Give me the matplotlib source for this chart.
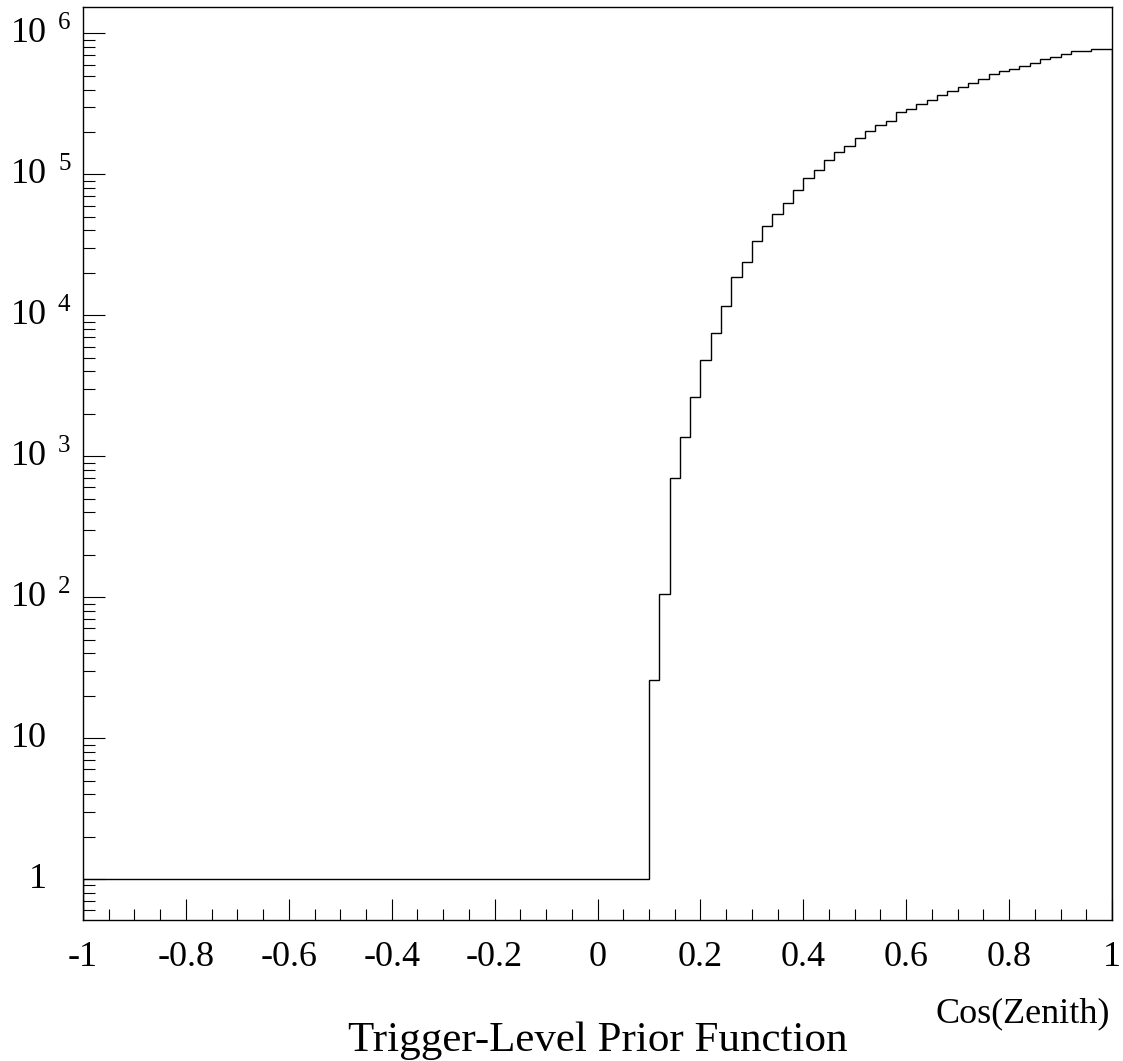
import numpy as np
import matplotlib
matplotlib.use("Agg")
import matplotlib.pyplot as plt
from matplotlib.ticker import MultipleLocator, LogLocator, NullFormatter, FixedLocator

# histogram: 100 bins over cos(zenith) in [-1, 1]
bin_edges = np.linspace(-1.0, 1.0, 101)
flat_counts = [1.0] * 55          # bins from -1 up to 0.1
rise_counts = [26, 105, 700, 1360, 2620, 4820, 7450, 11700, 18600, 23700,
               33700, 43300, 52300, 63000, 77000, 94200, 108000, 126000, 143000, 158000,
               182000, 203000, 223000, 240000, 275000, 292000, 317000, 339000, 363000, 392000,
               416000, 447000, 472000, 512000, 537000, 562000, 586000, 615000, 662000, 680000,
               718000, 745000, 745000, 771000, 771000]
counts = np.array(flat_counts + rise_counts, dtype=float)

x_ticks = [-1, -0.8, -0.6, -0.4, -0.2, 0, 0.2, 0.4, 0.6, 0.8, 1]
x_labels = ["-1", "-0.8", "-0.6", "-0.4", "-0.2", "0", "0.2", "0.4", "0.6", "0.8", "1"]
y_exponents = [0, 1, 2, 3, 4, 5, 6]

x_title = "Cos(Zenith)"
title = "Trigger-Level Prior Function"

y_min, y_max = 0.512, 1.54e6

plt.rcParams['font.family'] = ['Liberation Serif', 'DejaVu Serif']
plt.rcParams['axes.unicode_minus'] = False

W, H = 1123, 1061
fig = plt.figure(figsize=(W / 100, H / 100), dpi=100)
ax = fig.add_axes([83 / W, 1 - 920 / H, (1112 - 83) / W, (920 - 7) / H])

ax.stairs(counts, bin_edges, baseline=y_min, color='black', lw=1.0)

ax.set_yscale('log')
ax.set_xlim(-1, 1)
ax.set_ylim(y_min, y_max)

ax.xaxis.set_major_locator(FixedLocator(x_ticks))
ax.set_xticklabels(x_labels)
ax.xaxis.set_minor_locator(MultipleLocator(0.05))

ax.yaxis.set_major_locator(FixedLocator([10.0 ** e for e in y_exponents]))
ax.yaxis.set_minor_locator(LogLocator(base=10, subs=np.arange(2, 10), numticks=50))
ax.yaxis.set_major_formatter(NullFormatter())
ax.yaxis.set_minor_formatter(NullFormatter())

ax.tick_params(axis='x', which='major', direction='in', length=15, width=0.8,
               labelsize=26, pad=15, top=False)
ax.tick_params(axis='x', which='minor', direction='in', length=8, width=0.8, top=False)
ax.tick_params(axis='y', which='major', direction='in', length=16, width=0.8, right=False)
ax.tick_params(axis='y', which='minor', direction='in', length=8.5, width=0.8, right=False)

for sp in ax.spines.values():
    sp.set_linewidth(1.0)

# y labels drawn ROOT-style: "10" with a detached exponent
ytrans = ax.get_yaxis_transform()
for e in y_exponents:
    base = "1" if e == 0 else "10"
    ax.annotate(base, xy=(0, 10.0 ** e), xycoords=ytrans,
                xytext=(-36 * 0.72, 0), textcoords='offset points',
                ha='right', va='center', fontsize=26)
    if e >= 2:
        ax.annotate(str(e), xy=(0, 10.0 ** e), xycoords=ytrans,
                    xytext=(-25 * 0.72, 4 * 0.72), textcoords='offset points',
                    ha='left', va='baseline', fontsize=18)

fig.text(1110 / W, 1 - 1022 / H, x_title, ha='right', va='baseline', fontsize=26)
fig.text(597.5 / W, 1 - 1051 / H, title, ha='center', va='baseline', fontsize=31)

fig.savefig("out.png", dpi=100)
☆ ☆ ☆ ☆
THE REQUEST:
Print the data above verbatim from the first line through the line holding "from matplotlib.ticker import", leaving every picture out.

FULL SOLUTION:
Give me the matplotlib source for this chart.
import numpy as np
import matplotlib
matplotlib.use("Agg")
import matplotlib.pyplot as plt
from matplotlib.ticker import MultipleLocator, LogLocator, NullFormatter, FixedLocator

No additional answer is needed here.